The small city of Battambang is about 5 hours from Siem Reap by bus but anywhere from 4 to 10 hours (or longer) by “fast” boat, depending on the lake and river conditions. The boat trip is reputed to be an unforgettable adventure in Cambodian travel, though by no means comfortable. Right on both counts!
The boat is similar to a school bus—hard wooden seats with wooden backs (no padding), facing forward, bus-style. There’s room for about 50 passengers inside and more on the long roof. The open-air windows are topped with rolled up canvas that can be pulled down if need be to protect against rain or sun. Baggage is loaded onto the roof along with any passengers who want to subject themselves to a full day of brutal sunshine. We chose inside. Price for either inside or outside: $20.
We reserved tickets through our hotel and were picked up there about 6:45 a.m. in a small bus that already was quite full with tourists heading toward either Battambang or Phnom Penh by boat. The bus continued around town, picking up other passengers at various hotels and guest houses. Every time a couple more people (and all their bags) piled into the bus we were convinced it could hold no more, but jump seats were pulled down, the pile of luggage was shifted, and more were squeezed in. The bumpy ride to the boat dock on Tonle Sap lake took about an hour and a half. And we weren’t on the boat yet!
The boat finally loaded up and we pushed off around 8:15. I stopped at the rudimentary w.c. before we got on because I was sure I didn't want to use the even more rudimentary toilet on the boat. Tonle Sap is a huge interior lake that expands and contracts according to the season. Though the rainy season is now over in Cambodia, the lake is still expansive. Fortunately the houses in the area are all built on stilts to withstand the waters.
For the first hour or so the boat went through vast flooded forests, then we got into open water that reminded us of Lake Nicaragua—you couldn’t see the banks in the distance, the lake is so large.
Before long we were passing our first floating village—there are 7 or 8 of them along the way—and picking up some more passengers. The new passengers were transferred to our boat on smaller rowboats. Eventually the boat was a mix of about 60 percent tourists and 40 percent locals, including the sweetest little girl who sat in the seat across from us with her mother. I made her a couple of origami cranes out of a hotel brochure we'd been handed as we boarded, and she entertained herself with them for much of the trip.

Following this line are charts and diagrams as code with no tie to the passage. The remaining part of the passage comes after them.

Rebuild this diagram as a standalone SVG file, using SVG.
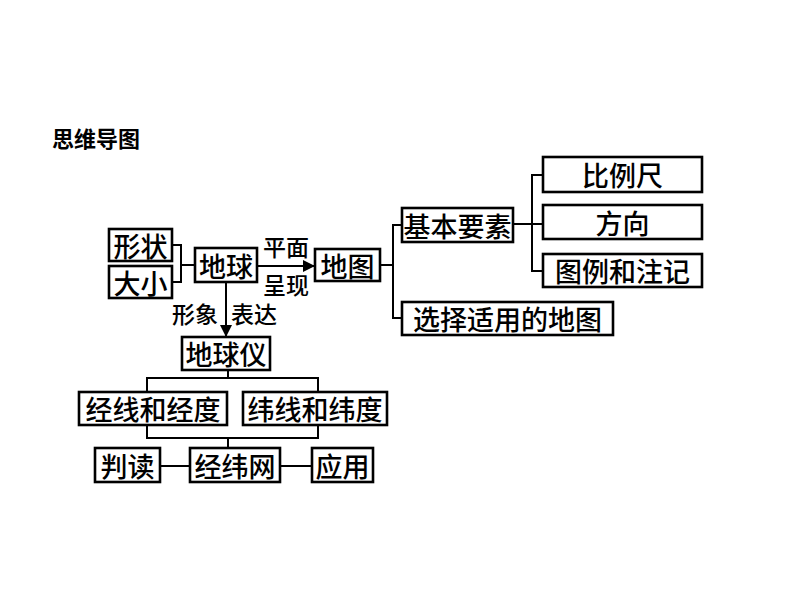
<svg xmlns="http://www.w3.org/2000/svg" width="794" height="596" viewBox="0 0 794 596">
<style>
.box{fill:#fff;stroke:#000;stroke-width:2.6}
.t{font-family:"Noto Sans CJK SC",sans-serif;font-size:27px;font-weight:500;fill:#000;text-anchor:middle;dominant-baseline:central}
.l{font-family:"Noto Sans CJK SC",sans-serif;font-size:23px;font-weight:500;fill:#000;text-anchor:middle;dominant-baseline:central}
.c{fill:none;stroke:#000;stroke-width:2}
</style>
<defs>
<marker id="ah" viewBox="0 0 10 10" refX="10" refY="5" markerWidth="15" markerHeight="12" markerUnits="userSpaceOnUse" orient="auto">
<path d="M0,0 L10,5 L0,10 Z" fill="#000"/>
</marker>
</defs>
<rect width="794" height="596" fill="#fff"/>
<text x="52" y="137" font-family="'Noto Sans CJK SC',sans-serif" font-size="22" font-weight="bold" dominant-baseline="central">思维导图</text>
<g id="connectors">
<path class="c" d="M172,245 H181 V282 H172 M181,265 H195"/>
<path class="c" d="M257,266 H315" marker-end="url(#ah)"/>
<path class="c" d="M226,282 V337" marker-end="url(#ah)"/>
<path class="c" d="M380,265 H393 M402,225 H393 V318 H402"/>
<path class="c" d="M513,224 H543 M543,175 H532 V271 H543"/>
<path class="c" d="M228,370 V378 M147,392 V378 H318 V392 M147,425 V438 H318 V425 M228,438 V448"/>
<path class="c" d="M160,466 H190 M280,466 H312"/>
</g>
<g id="n-xingzhuang"><rect class="box" x="109" y="229" width="63" height="32"/><text class="t" x="140.5" y="245">形状</text></g>
<g id="n-daxiao"><rect class="box" x="109" y="266" width="63" height="32"/><text class="t" x="140.5" y="282">大小</text></g>
<g id="n-diqiu"><rect class="box" x="195" y="248" width="62" height="34"/><text class="t" x="226" y="265">地球</text></g>
<g id="lbl-pingmian"><text class="l" x="286" y="246">平面</text><text class="l" x="286" y="284">呈现</text></g>
<g id="lbl-xingxiang"><text class="l" x="195" y="313">形象</text><text class="l" x="254" y="313">表达</text></g>
<g id="n-ditu"><rect class="box" x="315" y="249" width="65" height="32"/><text class="t" x="347.5" y="265">地图</text></g>
<g id="n-jiben"><rect class="box" x="402" y="208" width="111" height="34"/><text class="t" x="457.5" y="225">基本要素</text></g>
<g id="n-xuanze"><rect class="box" x="402" y="302" width="211" height="33"/><text class="t" x="507.5" y="318.5">选择适用的地图</text></g>
<g id="n-bilichi"><rect class="box" x="543" y="157" width="159" height="35"/><text class="t" x="622.5" y="174.5">比例尺</text></g>
<g id="n-fangxiang"><rect class="box" x="543" y="205" width="159" height="34"/><text class="t" x="622.5" y="222">方向</text></g>
<g id="n-tuli"><rect class="box" x="543" y="254" width="159" height="33"/><text class="t" x="622.5" y="270.5">图例和注记</text></g>
<g id="n-diqiuyi"><rect class="box" x="182" y="337" width="88" height="33"/><text class="t" x="226" y="353.5">地球仪</text></g>
<g id="n-jingxian"><rect class="box" x="79" y="392" width="148" height="33"/><text class="t" x="153" y="408.5">经线和经度</text></g>
<g id="n-weixian"><rect class="box" x="243" y="392" width="144" height="33"/><text class="t" x="315" y="408.5">纬线和纬度</text></g>
<g id="n-pandu"><rect class="box" x="95" y="448" width="65" height="34"/><text class="t" x="127.5" y="465">判读</text></g>
<g id="n-jingweiwang"><rect class="box" x="190" y="448" width="90" height="34"/><text class="t" x="235" y="465">经纬网</text></g>
<g id="n-yingyong"><rect class="box" x="312" y="448" width="61" height="34"/><text class="t" x="342.5" y="465">应用</text></g>
</svg>
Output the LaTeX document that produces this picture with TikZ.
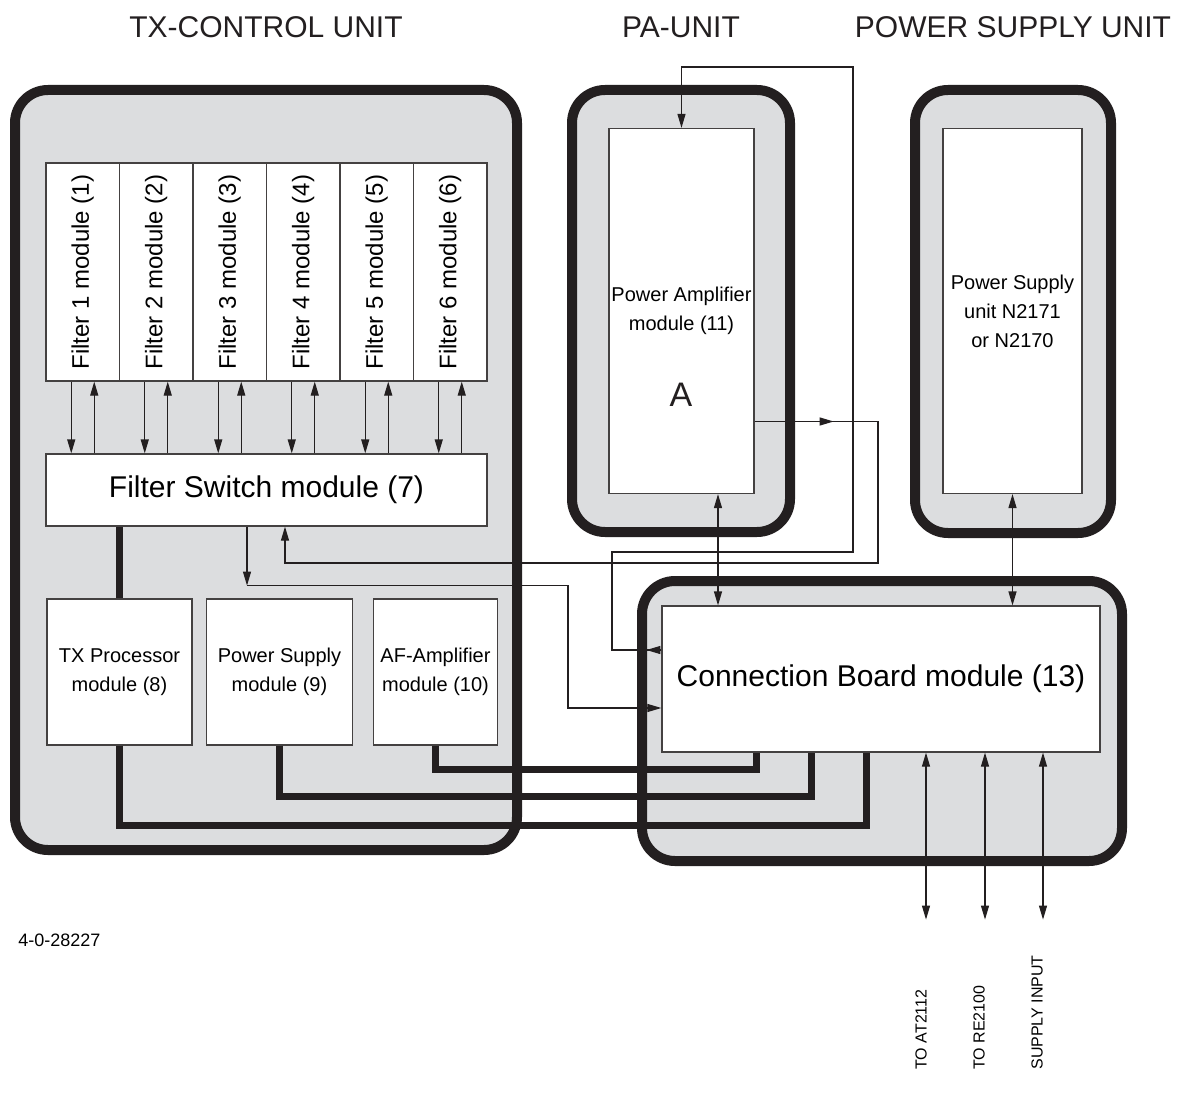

The floating villages were really interesting to see—they weren’t as neat and orderly as the floating villages we’d seen in Halong Bay in Vietnam. All kinds of commerce and daily activities were taking place as we passed, and we were almost always greeted by a friendly wave from the kids as we went by.
Eventually the route turned into a narrow channel lined with partially submerged bushes that whipped at us as we went by, requiring some serious leaning in to the boat to avoid being hit. (I got a couple of slaps.) All the while the motor in the back of the boat was roaring. Hard seats, noisy motor, aggressive bushes, loooong ride—now I know why it’s termed “unforgettable.” But it was also great fun!
After the whipping was over we entered the river section of the trip, the final stage. The banks were lined with wooden houses, some in better condition than others, and the river was full of plastic bottles demarking fishing nets as well as the fishing people in boats checking their nets. And kids swimming. A beautiful scene. At one point our boat broke down—I think it ran out of gas—and we floated over to the bank, where someone disembarked with an empty container and reappeared about 15 minutes later with enough gas to get us going again and finish the trip.
About 8 ½ hours after we had been picked up at our hotel, the boat finally reached its destination, the dock in Battambang. We unloaded our bags and walked up a rudimentary set of steps to a throng of tuk-tuk drivers and hotel representatives holding up signs and calling out advertisements for guest houses. Fortunately, we had arranged a (free) pickup by our Battambang hotel the day before we left Siem Reap, and we quickly spotted the sign with our name. We were led to an awaiting tuk-tuk for the short ride to our new accommodation, the Sanctuary Villa, in a quiet neighborhood at the north end of town. It’s a perfect place to recover from the long and noisy ride. We’re here for 2 nights, so tomorrow we’ll take a full-day tour (by tuk-tuk) of the highlights of Battambang.